» Records shown
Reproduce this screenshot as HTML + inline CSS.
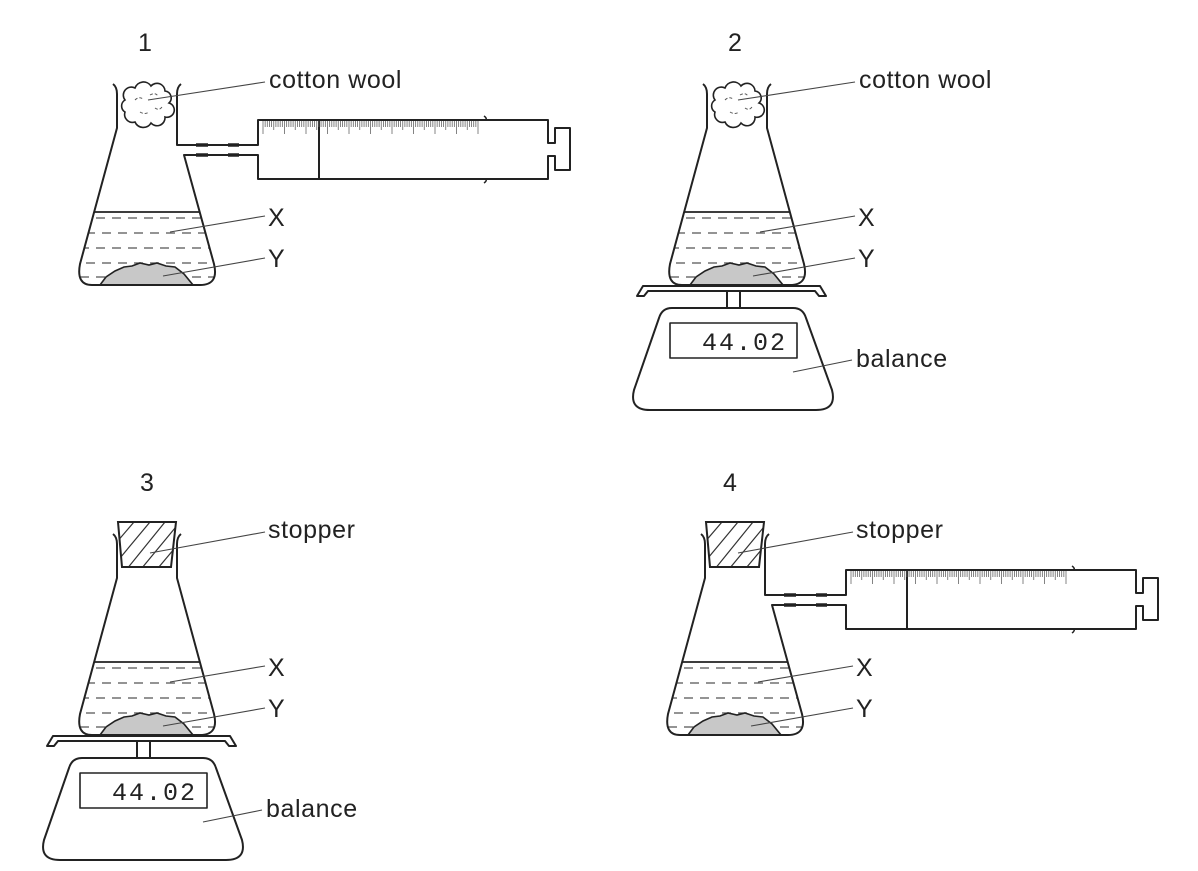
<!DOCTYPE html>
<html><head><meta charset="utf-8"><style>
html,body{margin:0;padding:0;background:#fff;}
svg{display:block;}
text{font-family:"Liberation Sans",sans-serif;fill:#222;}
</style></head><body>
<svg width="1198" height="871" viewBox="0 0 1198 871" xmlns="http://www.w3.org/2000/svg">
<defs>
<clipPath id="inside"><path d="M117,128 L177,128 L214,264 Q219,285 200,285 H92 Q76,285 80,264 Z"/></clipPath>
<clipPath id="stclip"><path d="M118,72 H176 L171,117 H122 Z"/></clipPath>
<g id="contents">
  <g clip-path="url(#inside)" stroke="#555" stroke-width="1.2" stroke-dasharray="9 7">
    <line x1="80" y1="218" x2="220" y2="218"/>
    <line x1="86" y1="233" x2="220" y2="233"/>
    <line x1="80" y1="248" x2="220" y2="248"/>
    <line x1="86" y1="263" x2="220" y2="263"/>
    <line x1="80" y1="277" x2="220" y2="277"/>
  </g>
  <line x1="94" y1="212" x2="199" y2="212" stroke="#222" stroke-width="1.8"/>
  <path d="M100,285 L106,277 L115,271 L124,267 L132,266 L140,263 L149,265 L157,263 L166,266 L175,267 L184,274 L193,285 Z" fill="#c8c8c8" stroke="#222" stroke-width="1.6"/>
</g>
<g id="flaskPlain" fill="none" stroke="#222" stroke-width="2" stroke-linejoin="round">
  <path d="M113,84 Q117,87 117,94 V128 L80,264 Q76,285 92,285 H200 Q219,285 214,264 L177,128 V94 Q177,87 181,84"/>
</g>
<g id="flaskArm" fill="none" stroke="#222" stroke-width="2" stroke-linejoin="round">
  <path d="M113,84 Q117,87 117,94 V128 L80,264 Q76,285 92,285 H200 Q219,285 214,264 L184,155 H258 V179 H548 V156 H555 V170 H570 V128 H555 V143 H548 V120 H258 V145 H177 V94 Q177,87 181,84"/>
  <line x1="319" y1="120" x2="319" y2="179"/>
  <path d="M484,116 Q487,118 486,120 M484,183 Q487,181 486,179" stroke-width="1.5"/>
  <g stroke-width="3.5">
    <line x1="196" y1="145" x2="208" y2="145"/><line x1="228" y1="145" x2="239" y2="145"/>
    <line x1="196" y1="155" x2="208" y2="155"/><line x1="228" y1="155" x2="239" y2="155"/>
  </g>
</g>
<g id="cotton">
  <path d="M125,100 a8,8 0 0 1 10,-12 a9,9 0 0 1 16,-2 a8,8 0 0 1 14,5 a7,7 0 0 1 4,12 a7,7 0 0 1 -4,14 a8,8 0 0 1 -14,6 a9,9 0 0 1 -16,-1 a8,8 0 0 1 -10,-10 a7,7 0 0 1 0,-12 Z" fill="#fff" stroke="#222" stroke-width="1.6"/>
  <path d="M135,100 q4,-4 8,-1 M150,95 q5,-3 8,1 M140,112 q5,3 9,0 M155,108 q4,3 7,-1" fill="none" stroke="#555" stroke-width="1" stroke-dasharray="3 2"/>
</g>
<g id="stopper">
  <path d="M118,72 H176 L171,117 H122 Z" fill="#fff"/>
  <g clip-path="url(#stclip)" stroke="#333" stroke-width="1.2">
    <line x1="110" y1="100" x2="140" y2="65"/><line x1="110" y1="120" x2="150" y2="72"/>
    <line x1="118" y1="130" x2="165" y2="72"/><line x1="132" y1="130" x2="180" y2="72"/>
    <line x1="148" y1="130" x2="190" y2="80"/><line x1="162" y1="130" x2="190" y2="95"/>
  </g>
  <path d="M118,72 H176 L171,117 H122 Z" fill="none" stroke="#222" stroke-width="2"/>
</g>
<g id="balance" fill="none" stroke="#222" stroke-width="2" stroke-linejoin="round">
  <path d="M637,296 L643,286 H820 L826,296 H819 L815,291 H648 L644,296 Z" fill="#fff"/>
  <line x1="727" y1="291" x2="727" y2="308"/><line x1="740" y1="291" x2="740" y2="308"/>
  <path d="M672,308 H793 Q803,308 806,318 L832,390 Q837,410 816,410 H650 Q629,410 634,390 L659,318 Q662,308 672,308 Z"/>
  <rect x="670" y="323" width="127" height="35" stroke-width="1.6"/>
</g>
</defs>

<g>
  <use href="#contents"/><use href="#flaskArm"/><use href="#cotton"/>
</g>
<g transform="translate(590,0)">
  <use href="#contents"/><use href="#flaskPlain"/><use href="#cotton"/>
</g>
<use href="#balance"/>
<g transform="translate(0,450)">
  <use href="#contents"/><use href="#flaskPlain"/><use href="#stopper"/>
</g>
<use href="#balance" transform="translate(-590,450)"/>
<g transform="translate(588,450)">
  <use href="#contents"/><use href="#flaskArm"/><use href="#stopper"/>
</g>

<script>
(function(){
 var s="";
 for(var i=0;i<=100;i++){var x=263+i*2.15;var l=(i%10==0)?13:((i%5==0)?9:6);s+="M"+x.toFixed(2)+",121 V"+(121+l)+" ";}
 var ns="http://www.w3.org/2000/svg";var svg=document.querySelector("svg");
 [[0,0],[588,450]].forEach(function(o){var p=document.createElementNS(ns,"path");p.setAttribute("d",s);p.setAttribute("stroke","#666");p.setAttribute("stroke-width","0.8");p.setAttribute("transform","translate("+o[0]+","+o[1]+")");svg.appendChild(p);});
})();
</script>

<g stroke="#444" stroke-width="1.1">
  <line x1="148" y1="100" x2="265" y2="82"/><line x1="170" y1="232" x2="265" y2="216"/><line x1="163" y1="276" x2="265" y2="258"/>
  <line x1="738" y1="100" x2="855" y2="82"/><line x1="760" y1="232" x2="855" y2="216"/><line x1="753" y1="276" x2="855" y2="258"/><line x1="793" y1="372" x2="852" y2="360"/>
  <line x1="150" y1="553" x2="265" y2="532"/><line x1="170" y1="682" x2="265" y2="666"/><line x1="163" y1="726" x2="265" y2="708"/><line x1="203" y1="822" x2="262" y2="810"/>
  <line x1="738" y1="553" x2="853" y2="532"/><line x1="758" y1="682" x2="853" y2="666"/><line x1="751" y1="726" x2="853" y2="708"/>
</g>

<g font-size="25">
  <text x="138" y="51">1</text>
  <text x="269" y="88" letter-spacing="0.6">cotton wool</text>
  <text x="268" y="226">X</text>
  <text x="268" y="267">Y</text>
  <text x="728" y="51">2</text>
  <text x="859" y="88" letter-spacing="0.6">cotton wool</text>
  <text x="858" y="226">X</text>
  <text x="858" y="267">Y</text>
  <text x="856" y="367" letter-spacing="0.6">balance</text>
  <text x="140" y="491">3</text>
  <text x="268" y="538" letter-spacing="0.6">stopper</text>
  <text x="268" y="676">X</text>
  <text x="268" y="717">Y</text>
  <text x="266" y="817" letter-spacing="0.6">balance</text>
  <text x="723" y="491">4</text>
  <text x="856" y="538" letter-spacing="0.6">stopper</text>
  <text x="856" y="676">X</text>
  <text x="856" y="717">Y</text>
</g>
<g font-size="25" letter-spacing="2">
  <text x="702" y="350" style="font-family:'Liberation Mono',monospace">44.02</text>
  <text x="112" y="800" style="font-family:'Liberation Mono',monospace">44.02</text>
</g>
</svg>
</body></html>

* * *

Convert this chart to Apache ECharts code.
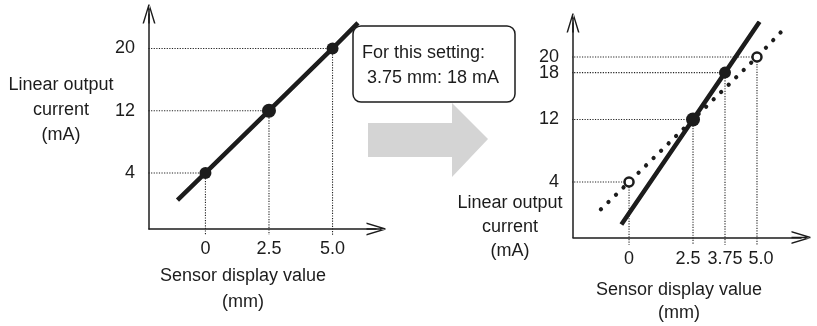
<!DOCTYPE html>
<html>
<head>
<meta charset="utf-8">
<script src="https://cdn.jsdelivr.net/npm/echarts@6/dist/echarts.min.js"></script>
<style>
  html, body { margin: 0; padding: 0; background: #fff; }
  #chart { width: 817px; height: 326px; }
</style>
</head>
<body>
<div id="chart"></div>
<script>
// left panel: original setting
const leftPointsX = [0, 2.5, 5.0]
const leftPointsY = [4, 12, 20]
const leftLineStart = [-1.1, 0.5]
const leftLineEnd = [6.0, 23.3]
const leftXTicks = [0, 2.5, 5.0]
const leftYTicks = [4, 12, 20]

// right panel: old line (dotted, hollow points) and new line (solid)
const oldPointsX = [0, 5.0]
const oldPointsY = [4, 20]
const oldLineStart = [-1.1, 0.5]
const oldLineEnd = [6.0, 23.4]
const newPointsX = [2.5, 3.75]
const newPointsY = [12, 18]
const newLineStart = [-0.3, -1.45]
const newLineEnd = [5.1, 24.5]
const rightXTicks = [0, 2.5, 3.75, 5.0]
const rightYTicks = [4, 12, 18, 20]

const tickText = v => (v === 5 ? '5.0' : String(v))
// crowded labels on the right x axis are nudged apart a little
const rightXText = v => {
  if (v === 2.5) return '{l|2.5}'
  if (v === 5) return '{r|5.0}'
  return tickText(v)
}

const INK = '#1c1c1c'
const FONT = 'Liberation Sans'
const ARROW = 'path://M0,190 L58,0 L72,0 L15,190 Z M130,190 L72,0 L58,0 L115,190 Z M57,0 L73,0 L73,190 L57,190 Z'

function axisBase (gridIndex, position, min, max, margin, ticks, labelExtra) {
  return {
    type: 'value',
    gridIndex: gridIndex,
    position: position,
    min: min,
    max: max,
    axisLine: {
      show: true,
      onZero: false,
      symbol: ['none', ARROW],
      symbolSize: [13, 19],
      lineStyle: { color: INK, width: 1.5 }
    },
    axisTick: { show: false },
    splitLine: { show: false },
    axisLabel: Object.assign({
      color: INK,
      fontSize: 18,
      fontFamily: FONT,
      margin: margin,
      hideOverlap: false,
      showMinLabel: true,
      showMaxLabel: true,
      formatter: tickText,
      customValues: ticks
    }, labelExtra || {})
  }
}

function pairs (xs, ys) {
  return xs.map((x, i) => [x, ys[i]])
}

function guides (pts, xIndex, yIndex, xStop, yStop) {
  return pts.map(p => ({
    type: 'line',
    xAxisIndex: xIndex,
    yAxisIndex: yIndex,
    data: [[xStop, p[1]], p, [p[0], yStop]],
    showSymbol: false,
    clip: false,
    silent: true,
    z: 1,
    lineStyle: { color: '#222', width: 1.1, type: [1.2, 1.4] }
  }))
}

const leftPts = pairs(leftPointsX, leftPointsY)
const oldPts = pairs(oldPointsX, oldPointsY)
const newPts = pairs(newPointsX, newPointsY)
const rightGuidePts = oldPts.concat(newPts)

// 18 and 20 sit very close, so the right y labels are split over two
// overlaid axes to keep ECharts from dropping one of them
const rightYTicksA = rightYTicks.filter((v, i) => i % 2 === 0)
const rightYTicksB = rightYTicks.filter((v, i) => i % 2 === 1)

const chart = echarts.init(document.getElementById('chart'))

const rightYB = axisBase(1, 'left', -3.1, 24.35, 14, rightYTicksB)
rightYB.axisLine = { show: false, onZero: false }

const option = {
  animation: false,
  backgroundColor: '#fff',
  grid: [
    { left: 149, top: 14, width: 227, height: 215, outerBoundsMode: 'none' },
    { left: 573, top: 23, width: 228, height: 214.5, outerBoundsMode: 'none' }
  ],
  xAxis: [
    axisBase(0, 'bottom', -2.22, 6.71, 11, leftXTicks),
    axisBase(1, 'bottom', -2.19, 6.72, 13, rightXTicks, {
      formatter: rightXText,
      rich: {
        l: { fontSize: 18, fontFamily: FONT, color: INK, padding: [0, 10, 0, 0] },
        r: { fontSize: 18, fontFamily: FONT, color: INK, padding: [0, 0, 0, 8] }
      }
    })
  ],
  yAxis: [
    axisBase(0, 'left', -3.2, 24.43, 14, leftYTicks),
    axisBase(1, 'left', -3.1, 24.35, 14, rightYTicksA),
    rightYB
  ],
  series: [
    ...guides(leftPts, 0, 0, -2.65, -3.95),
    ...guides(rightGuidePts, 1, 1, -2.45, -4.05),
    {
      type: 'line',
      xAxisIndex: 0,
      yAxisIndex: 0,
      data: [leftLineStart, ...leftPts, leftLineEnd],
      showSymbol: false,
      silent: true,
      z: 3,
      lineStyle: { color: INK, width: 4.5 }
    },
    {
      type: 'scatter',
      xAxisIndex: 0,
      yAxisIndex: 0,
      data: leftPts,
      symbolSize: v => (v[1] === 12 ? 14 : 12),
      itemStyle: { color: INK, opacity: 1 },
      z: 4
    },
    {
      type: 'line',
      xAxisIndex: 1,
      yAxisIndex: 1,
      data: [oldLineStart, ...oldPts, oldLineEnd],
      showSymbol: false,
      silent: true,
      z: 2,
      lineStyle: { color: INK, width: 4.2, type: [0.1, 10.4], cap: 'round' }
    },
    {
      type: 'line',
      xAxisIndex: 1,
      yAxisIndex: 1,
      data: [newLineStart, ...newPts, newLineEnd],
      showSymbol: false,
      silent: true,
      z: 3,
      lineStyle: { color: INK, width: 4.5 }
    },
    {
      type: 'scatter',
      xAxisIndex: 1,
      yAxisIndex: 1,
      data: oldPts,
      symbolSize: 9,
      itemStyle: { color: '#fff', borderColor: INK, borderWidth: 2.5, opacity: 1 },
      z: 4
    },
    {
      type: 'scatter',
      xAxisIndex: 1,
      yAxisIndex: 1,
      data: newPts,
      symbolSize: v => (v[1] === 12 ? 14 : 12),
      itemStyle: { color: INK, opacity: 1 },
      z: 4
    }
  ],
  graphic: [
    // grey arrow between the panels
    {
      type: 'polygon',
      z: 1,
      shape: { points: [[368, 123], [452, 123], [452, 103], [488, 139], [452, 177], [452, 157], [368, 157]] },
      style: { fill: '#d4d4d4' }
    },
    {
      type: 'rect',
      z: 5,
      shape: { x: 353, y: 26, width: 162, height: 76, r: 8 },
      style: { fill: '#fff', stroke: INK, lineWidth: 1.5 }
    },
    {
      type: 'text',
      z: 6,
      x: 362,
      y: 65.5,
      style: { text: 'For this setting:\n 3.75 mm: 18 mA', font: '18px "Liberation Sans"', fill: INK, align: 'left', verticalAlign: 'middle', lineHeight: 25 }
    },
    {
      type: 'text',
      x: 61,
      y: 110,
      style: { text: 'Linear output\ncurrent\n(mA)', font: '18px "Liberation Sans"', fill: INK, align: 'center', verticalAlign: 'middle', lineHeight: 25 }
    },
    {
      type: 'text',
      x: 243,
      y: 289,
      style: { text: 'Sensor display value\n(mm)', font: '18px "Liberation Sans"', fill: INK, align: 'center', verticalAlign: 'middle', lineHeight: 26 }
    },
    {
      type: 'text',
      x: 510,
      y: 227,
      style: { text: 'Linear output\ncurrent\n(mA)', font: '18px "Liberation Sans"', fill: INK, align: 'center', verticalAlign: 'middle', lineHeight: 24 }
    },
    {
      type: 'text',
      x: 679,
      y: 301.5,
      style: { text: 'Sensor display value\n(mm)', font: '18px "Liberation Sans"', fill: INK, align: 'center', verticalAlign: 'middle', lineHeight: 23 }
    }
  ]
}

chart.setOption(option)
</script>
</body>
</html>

» The request
Report the number of lines containing the string "this" and add nothing to it.

» Task output
3